Bien des raisons poussent aujourd’hui les sikhs à renoncer à la barbe et au turban, malgré l’interdiction religieuse de se couper les cheveux. Les attaques et les moqueries d’abord. Se protéger. Souci de modernité et volonté de plaire ensuite, dans un monde qui chasse le poil. Lois sur la laïcité enfin, pour les enfants sikhs scolarisés dans les écoles françaises.

À Delhi, le quartier de Youngpura, à force de passer de bouche en bouche, est devenu Jangpura. Chaque célébration sikhe est l’occasion d’occuper la rue. Guru Nanak Jayanti permet de célébrer en novembre l’anniversaire du gourou fondateur du sikhisme en 1496. Le 13 mars, la communauté sikhe commémore ses martyrs de la partition lors de Shahidi Diwas.

Chaque famille ou presque à Delhi a dans sa mémoire familiale un récit dramatique lié à la partition de l’Inde en août 1947. Les grands-parents disparaissent à mesure, mais leurs souvenirs de la partition sont jalousement entretenus par la jeunesse indienne. Beaucoup d’habitants de Delhi ont leurs racines au Pendjab. De fait, le propriétaire pendjabi intraitable avec ses locataires de la jeune génération est devenu un lieu commun du roman contemporain indien.

À Jangpura, les réfugiés arrivés venaient de la partie pakistanaise du Pendjab. Ils étaient sikhs. Encore aujourd’hui, les sikhs représentent la population majoritaire du quartier, qui a commencé à se former entre 1950 et 1951.

Interviewé par l’Hindustan Times, Tilak Raj Bhambri, qui habite depuis 60 ans à Jangpura, se rappelle que le quartier était une jungle avec seulement quelques maisons en 1952. Il était dangereux de sortir la nuit, en raison de la présence de nombreux chacals. Ce qui est devenu aujourd’hui l’hôtel Rajdoot était un lieu de recel pour les voleurs cherchant à monnayer leur butin. L’électricité est arrivée en 1956.

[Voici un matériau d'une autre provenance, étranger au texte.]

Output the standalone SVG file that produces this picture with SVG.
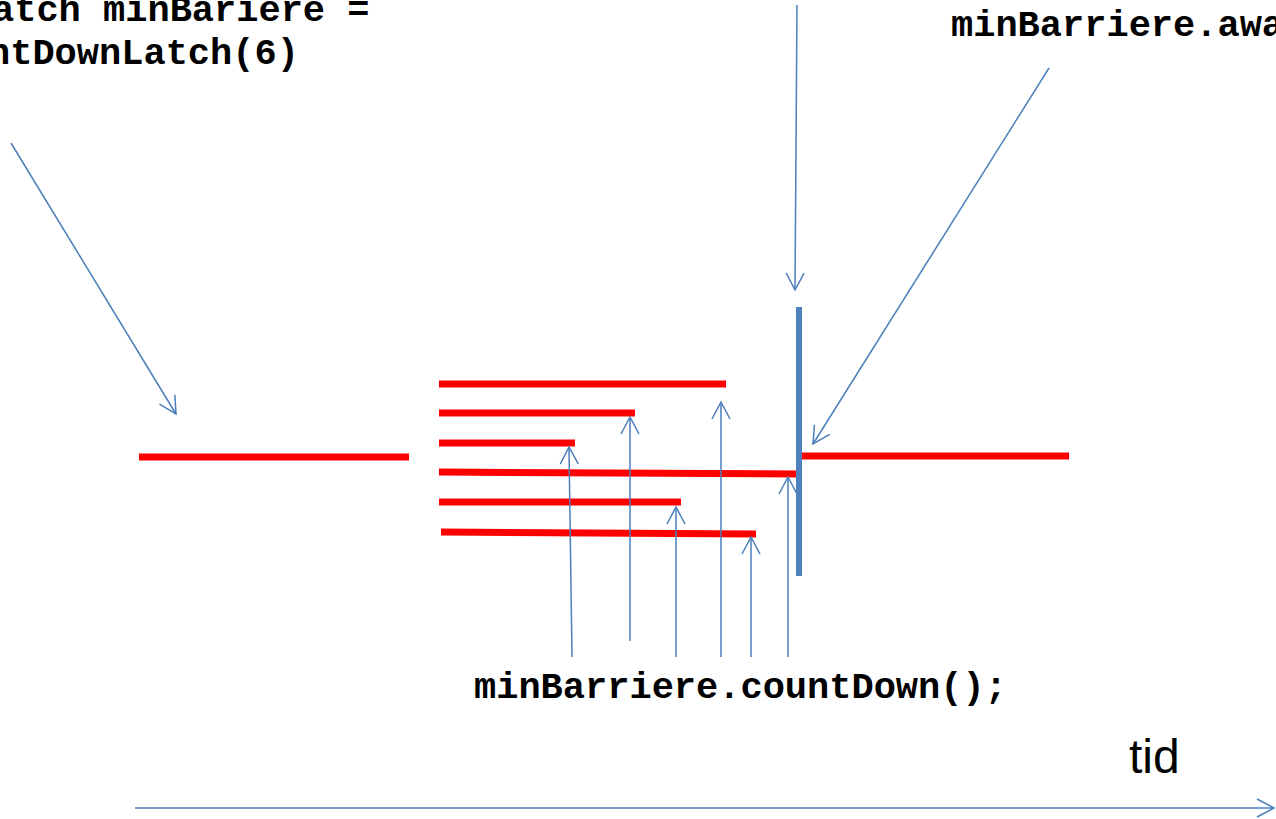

Les premiers habitants de Jangpura étaient déjà des réfugiés. Les habitants du village de Raisina y avaient été en effet déplacés par l’administration coloniale britannique dans le cadre de la construction de New Delhi. Raisina a disparu pour devenir Rajpath, équivalent des Champs-Élysées pour Paris.

Jangpura est aujourd’hui un quartier très recherché. Les loyers y sont encore raisonnables par rapport au quartier voisin de Defence Colony, qui accueille la bonne société de Delhi et les expatriés. D’après Proyashi Barua, la proximité du quartier avec les principales artères du sud et du centre de Delhi joue pour beaucoup dans cet attrait. Jangpura est également considéré comme un quartier sûr. Enfin, le marché le plus proche, celui de Bhogal, est réputé pour ses nombreux artisans, qu’ils soient plombiers, électriciens ou serruriers.

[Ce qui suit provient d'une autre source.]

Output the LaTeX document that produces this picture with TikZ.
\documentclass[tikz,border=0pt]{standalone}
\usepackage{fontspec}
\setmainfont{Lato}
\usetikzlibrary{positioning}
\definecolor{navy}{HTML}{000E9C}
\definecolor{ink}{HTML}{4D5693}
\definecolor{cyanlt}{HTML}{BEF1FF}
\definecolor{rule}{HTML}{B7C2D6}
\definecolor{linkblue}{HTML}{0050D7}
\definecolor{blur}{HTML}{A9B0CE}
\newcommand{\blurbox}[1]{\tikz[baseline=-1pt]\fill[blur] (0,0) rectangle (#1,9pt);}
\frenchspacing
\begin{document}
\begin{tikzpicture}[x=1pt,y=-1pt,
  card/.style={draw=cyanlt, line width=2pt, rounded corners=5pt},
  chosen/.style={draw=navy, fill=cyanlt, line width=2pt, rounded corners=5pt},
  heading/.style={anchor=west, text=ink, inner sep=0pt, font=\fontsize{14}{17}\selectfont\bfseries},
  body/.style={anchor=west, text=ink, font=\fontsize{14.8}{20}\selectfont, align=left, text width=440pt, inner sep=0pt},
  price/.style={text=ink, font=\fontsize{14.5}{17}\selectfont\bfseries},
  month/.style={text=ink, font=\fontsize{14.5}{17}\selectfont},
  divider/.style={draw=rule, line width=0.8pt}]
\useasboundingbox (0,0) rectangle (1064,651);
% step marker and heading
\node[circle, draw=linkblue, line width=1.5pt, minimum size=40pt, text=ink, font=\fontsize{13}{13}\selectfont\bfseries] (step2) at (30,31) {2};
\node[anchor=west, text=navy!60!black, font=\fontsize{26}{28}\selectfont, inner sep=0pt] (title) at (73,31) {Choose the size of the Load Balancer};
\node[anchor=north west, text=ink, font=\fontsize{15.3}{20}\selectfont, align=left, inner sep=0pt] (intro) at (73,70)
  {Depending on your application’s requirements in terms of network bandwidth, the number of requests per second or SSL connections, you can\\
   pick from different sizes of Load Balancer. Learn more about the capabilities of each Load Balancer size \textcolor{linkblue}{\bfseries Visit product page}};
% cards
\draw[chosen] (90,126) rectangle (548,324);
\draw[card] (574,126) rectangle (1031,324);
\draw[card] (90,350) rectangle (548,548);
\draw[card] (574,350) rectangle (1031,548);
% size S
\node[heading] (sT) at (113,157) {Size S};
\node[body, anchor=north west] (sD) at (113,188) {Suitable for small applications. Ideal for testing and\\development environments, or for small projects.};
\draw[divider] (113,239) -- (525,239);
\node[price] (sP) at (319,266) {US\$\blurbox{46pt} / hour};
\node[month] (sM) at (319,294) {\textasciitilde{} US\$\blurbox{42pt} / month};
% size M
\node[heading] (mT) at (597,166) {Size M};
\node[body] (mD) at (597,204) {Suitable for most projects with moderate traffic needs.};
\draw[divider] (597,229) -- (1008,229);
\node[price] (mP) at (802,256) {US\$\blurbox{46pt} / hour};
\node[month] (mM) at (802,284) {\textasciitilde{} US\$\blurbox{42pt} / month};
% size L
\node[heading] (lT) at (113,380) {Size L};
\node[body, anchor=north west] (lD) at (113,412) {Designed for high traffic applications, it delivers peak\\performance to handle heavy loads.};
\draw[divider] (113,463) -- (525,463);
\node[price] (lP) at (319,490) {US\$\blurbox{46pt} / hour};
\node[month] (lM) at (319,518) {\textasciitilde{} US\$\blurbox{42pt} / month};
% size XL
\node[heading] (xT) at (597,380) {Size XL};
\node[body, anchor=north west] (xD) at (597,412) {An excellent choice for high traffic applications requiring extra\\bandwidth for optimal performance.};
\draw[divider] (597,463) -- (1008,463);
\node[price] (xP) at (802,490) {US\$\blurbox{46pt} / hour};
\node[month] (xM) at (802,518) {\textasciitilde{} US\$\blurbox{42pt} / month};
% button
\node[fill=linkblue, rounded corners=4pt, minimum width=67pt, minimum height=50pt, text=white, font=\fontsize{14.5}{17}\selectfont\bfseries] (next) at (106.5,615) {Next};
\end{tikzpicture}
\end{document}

Toutefois, il vaut mieux ne pas confondre Jangpura A, Jangpura Extension et Jangpura B. Ce dernier secteur subit en effet régulièrement des coupures d’eau. Inconvénient majeur pour la nouvelle classe moyenne indienne, les places pour se garer y sont rares. De plus, Jangpura B n’accueille pas de poste de police. Enfin, les deux parcs de Jangpura B sont à l’abandon et servent de dépotoirs.

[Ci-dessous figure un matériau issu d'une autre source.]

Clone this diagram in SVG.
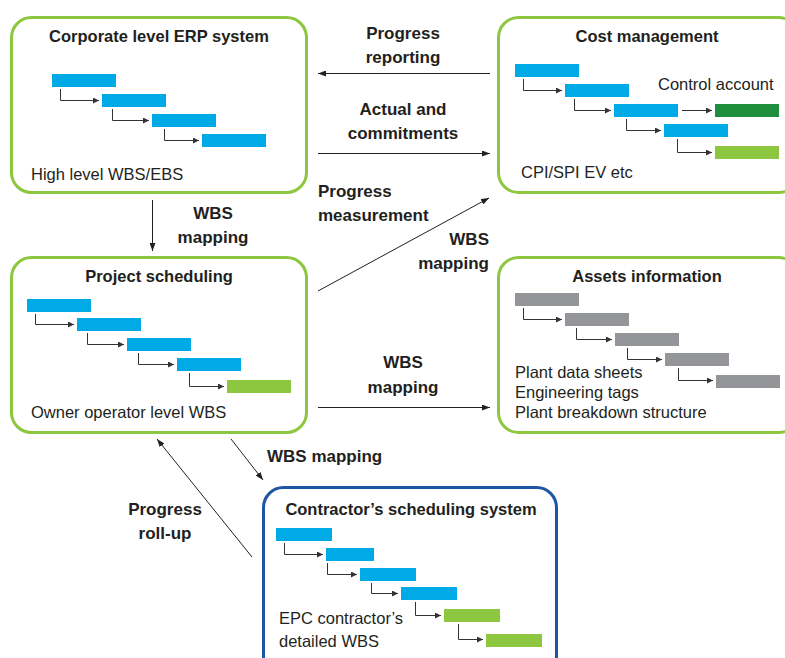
<svg xmlns="http://www.w3.org/2000/svg" width="785" height="658" viewBox="0 0 785 658">
  <style>
    .box { fill: #ffffff; stroke: #8dc63f; stroke-width: 3; }
    .box-blue { fill: #ffffff; stroke: #1d56a3; stroke-width: 3; }
    .title { font-family: "Liberation Sans", Arial, sans-serif; font-weight: bold; font-size: 16.5px; fill: #231f20; text-anchor: middle; }
    .body { font-family: "Liberation Sans", Arial, sans-serif; font-size: 16.5px; fill: #231f20; }
    .label { font-family: "Liberation Sans", Arial, sans-serif; font-weight: bold; font-size: 17px; fill: #231f20; }
    .mid { text-anchor: middle; }
    .end { text-anchor: end; }
    .bar-blue { fill: #00aae7; }
    .bar-lgreen { fill: #8dc63f; }
    .bar-dgreen { fill: #1e8d3c; }
    .bar-grey { fill: #939598; }
    .link { fill: none; stroke: #333333; stroke-width: 1; marker-end: url(#tick); }
    .flow { fill: none; stroke: #231f20; stroke-width: 1; marker-end: url(#head); }
  </style>
  <defs>
    <marker id="tick" viewBox="0 0 6 6" refX="6" refY="3" markerWidth="6" markerHeight="6" markerUnits="userSpaceOnUse" orient="auto">
      <path d="M0 0L6 3L0 6z" fill="#333333"/>
    </marker>
    <marker id="head" viewBox="0 0 8 6" refX="8" refY="3" markerWidth="8" markerHeight="6" markerUnits="userSpaceOnUse" orient="auto">
      <path d="M0 0L8 3L0 6z" fill="#231f20"/>
    </marker>
  </defs>

  <rect width="785" height="658" fill="#ffffff"/>

  <!-- Corporate level ERP system -->
  <g id="erp">
    <rect class="box" x="11.5" y="17.5" width="295" height="175" rx="20"/>
    <text class="title" x="159" y="42">Corporate level ERP system</text>
    <rect class="bar-blue" x="52" y="74" width="64" height="13"/>
    <rect class="bar-blue" x="102" y="94" width="64" height="13"/>
    <rect class="bar-blue" x="152" y="114" width="64" height="13"/>
    <rect class="bar-blue" x="202" y="134" width="64" height="13"/>
    <path class="link" d="M60.5 89V100.5H99"/>
    <path class="link" d="M112.5 109V120.5H149"/>
    <path class="link" d="M164.5 129V140.5H199"/>
    <text class="body" x="31" y="180">High level WBS/EBS</text>
  </g>

  <!-- Cost management -->
  <g id="cost">
    <rect class="box" x="498.5" y="17.5" width="300" height="175" rx="20"/>
    <text class="title" x="647" y="42">Cost management</text>
    <text class="body" x="658" y="90">Control account</text>
    <rect class="bar-blue" x="515" y="64" width="64" height="13"/>
    <rect class="bar-blue" x="565" y="84" width="64" height="13"/>
    <rect class="bar-blue" x="614" y="104" width="64" height="13"/>
    <rect class="bar-dgreen" x="715" y="104" width="64" height="13"/>
    <rect class="bar-blue" x="664" y="124" width="64" height="13"/>
    <rect class="bar-lgreen" x="715" y="146" width="64" height="13"/>
    <path class="link" d="M523.5 79V90.5H562"/>
    <path class="link" d="M574.5 99V110.5H611"/>
    <path class="link" d="M682 110.5H712"/>
    <path class="link" d="M626.5 119V130.5H661"/>
    <path class="link" d="M677.5 139V152.5H712"/>
    <text class="body" x="521" y="178">CPI/SPI EV etc</text>
  </g>

  <!-- Project scheduling -->
  <g id="project">
    <rect class="box" x="11.5" y="257.5" width="295" height="175" rx="20"/>
    <text class="title" x="159" y="282">Project scheduling</text>
    <rect class="bar-blue" x="27" y="299" width="64" height="13"/>
    <rect class="bar-blue" x="77" y="318" width="64" height="13"/>
    <rect class="bar-blue" x="127" y="338" width="64" height="13"/>
    <rect class="bar-blue" x="177" y="358" width="64" height="13"/>
    <rect class="bar-lgreen" x="227" y="380" width="64" height="13"/>
    <path class="link" d="M35.5 314V324.5H74"/>
    <path class="link" d="M87.5 333V344.5H124"/>
    <path class="link" d="M138.5 353V364.5H174"/>
    <path class="link" d="M189.5 373V386.5H224"/>
    <text class="body" x="31" y="418">Owner operator level WBS</text>
  </g>

  <!-- Assets information -->
  <g id="assets">
    <rect class="box" x="498.5" y="257.5" width="300" height="175" rx="20"/>
    <text class="title" x="647" y="282">Assets information</text>
    <rect class="bar-grey" x="515" y="293" width="64" height="13"/>
    <rect class="bar-grey" x="565" y="313" width="64" height="13"/>
    <rect class="bar-grey" x="615" y="333" width="64" height="13"/>
    <rect class="bar-grey" x="665" y="353" width="64" height="13"/>
    <rect class="bar-grey" x="716" y="375" width="64" height="13"/>
    <path class="link" d="M523.5 308V319.5H562"/>
    <path class="link" d="M576.5 328V339.5H612"/>
    <path class="link" d="M627.5 348V359.5H662"/>
    <path class="link" d="M678.5 368V380.5H713"/>
    <text class="body" x="515" y="378">Plant data sheets</text>
    <text class="body" x="515" y="398">Engineering tags</text>
    <text class="body" x="515" y="418">Plant breakdown structure</text>
  </g>

  <!-- Contractor's scheduling system -->
  <g id="contractor">
    <rect class="box-blue" x="263.5" y="487.5" width="293" height="190" rx="20"/>
    <text class="title" x="411" y="515">Contractor’s scheduling system</text>
    <rect class="bar-blue" x="276" y="528" width="56" height="13"/>
    <rect class="bar-blue" x="326" y="548" width="48" height="13"/>
    <rect class="bar-blue" x="360" y="568" width="56" height="13"/>
    <rect class="bar-blue" x="401" y="587" width="56" height="13"/>
    <rect class="bar-lgreen" x="444" y="609" width="56" height="13"/>
    <rect class="bar-lgreen" x="486" y="634" width="56" height="13"/>
    <path class="link" d="M284.5 543V554.5H323"/>
    <path class="link" d="M327.5 563V574.5H357"/>
    <path class="link" d="M371.5 583V593.5H398"/>
    <path class="link" d="M415.5 602V615.5H441"/>
    <path class="link" d="M458.5 624V639.5H483"/>
    <text class="body" x="279" y="624">EPC contractor’s</text>
    <text class="body" x="279" y="647">detailed WBS</text>
  </g>

  <!-- Connectors between systems -->
  <g id="connectors">
    <path class="flow" d="M490 73.5H318"/>
    <path class="flow" d="M318 153.5H490"/>
    <path class="flow" d="M152.5 200V251"/>
    <path class="flow" d="M318 291L489 198"/>
    <path class="flow" d="M318 407.5H490"/>
    <path class="flow" d="M231 439L263 480"/>
    <path class="flow" d="M252 557L157 439"/>
  </g>

  <!-- Connector labels -->
  <g id="labels">
    <text class="label mid" x="403" y="39">Progress</text>
    <text class="label mid" x="403" y="63">reporting</text>
    <text class="label mid" x="403" y="115">Actual and</text>
    <text class="label mid" x="403" y="139">commitments</text>
    <text class="label mid" x="213" y="219">WBS</text>
    <text class="label mid" x="213" y="243">mapping</text>
    <text class="label" x="318" y="197">Progress</text>
    <text class="label" x="318" y="221">measurement</text>
    <text class="label end" x="489" y="245">WBS</text>
    <text class="label end" x="489" y="269">mapping</text>
    <text class="label mid" x="403" y="368">WBS</text>
    <text class="label mid" x="403" y="393">mapping</text>
    <text class="label" x="267" y="462">WBS mapping</text>
    <text class="label mid" x="165" y="515">Progress</text>
    <text class="label mid" x="165" y="539">roll-up</text>
  </g>
</svg>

Pendant ce temps, soucieuse de ménager toutes les religions, l’association des habitants de Jangpura mène diverses intrigues auprès de l’autorité de développement de Delhi pour obtenir un nouveau temple hindou et un gurdwara supplémentaire à Jangpura B. Située entre Jangpura et le quartier musulman de Nizamuddin, la mosquée illégale, Noor Masjid, a été rasée en février 2011. Deux jours de violence, des bus attaqués, des voitures incendiées. Un nouveau terrain a été attribué.